Newark Railroad Station
The train rattled on, and the view from the window was a real eye-opener. The journey through the
outskirts of New Jersey was a landscape of industry; sprawling warehouses, rusty fire escapes, and what looked like a fairly run-down collection of housing. You couldn't help but assume this is where the people who keep the city running—the bar staff, the waiters, the hotel cleaners—lay their heads at night, priced out of the gleaming island just across the river.

About an hour later, we pulled into Penn Station. The train had descended into the earth, and we got off in a place that immediately reminded me of Birmingham New Street station at its worst: a dark, gloomy, underground concrete warren, teeming with people purposefully striding in every direction. We navigated the crowds and followed the signs for the exit, making our way up escalators towards the light. Then, we stepped out onto the street.

That was the moment. Standing there on the corner of 34th Street and 8th Avenue, with the yellow cabs streaming past and the roar of the city hitting us full force, it finally sank in. We’d made it. The dream we'd held onto for years was no longer a dream; we were standing right in the middle of it. For me, that was a defining moment, the kind that sticks with you.

It was good to be out of the station's stuffy, crowded tunnels, even if the number of people on the pavement wasn't much better. In our excitement, we decided to walk to the hotel. On the map, it looked manageable. In reality, it was a 16-block trek up to 50th Street that, in our post-flight haze, probably wasn't the brightest idea. The walk took the best part of an hour, but it gave us our first proper look at the city: the impossibly tall buildings stretching up on all sides and the truly insane traffic on 8th Avenue.

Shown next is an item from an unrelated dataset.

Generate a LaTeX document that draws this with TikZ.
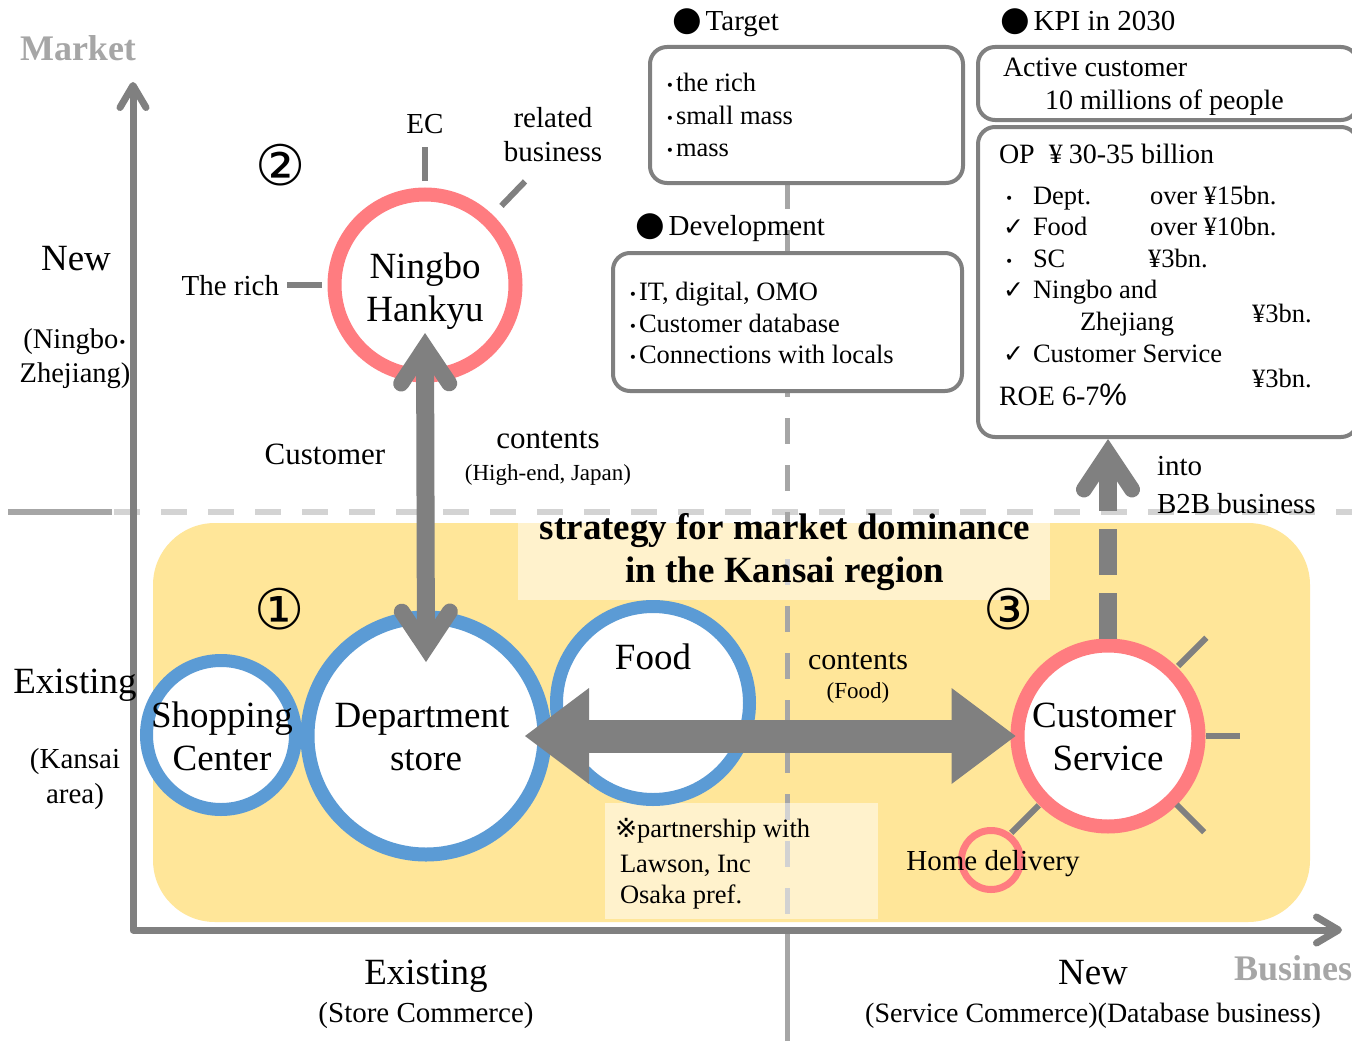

We found the hotel without any trouble, checked in, and practically fell through the door of our room. It wasn't massive, but it was clean, warm, and home to a super-comfy bed that was calling our names. We flopped down for a much-needed afternoon nap, finally at rest in the city of our dreams.

First Evening

A couple of hours after our recovery nap, we felt human enough to venture out for our first proper wander around New York City. The plan for the evening was wonderfully simple: get our bearings, find something to eat, and, most importantly, locate a source of beer. Priorities, eh?

One Time Sqaure
Our hotel was just a five-minute stroll from Times Square, and honestly, no amount of television prepares you for the real thing. It’s an absolute assault on the senses, in the best possible way. Every building is drenched in colossal, flashing video screens, lights blaze from every conceivable angle, and the noise is just this constant, energetic roar. For me, standing there, right in the thick of it, was the second defining moment of the day. You see it on TV so often, but to feel the buzz, smell the street food, and see those iconic plumes of steam billowing from the manhole covers, illuminated from behind just like in the movies – well, it was pure magic.

We pottered around the shops, which mostly seemed to be either tourist-trap gift emporiums or massive flagship stores for big brands like Nike, Adidas, and fancy watch places like TAG Heuer. They all seemed to operate on a 24/7 schedule, catering to the city's relentless pace. At the top of Times Square, we stumbled upon the M&M store – or rather, it’s impossible to miss. This place is a three-storey temple to all things chocolate and round. We did wonder how much confectionery people actually munch on while wandering its many aisles; it’s not exactly a cheap pick-me-up, especially if you’re tempted by the life-sized M&M characters from the adverts, each apparently boasting its own unique style and personality. Who knew?

Con in the M&M shop
After acquiring a few "small samples" of chocolate (alright, it was far too much chocolate, but who’s counting?), we headed back out into the dazzling chaos of Times Square and decided to climb the TKTS steps. These are a huge set of bright red steps plonked right in the middle, originally a temporary spot for selling discount theatre tickets from a booth underneath, but they became so popular they're now a permanent fixture. It’s a brilliant place to just sit and chill out, offering fantastic views looking south along Broadway towards One Times Square – the very building where the famous ball drops on New Year's Eve. We’ve watched it live on telly in previous years, and while it looks like an amazing place to be, I reckon the reality of being penned in for eight to ten hours beforehand is probably less than glamorous.

Just off Time Square
Next on the agenda was food. For the life of me, I can’t remember what we ate that night, which probably means it wasn’t anything to write home about. What I do remember is nipping into a shop near the hotel on the way back to stock up on some tins of beer. You’ve got to have your priorities straight! Funnily enough, they didn’t ask for ID when I bought them, but they did ask for my date of birth. Without thinking, I gave it in the UK format (day then month). Trying to key '17' into the 'month' field on their till clearly wasn’t going to work. After a couple of my fumbled attempts, the cashier, bless her, twigged I was a clueless Brit, and the problem was solved with a laugh.

We finally stumbled back into our hotel room at about one in the morning, utterly knackered. It felt like we’d crammed a full day’s worth of excitement into just a few hours. But even then, I wasn’t quite ready for bed. I sat up for a bit, sipping a beer and listening to the local radio, with the window open to the sounds of the city. It was a cold night, but the heating in our room was evidently stuck on ‘tropical rainforest’ and we couldn't figure out how to turn it off.

Tomorrow was set to be a long day, all meticulously planned out, of course. I really should have hit the sack sooner, but what the heck. Who knew when we’d get the chance to be back in New York again? So, I sat there, rechecking our plans and nursing another beer, until about 3 a.m. – which, I vaguely registered, was a rather more sensible 8 o’clock in the morning back in the UK.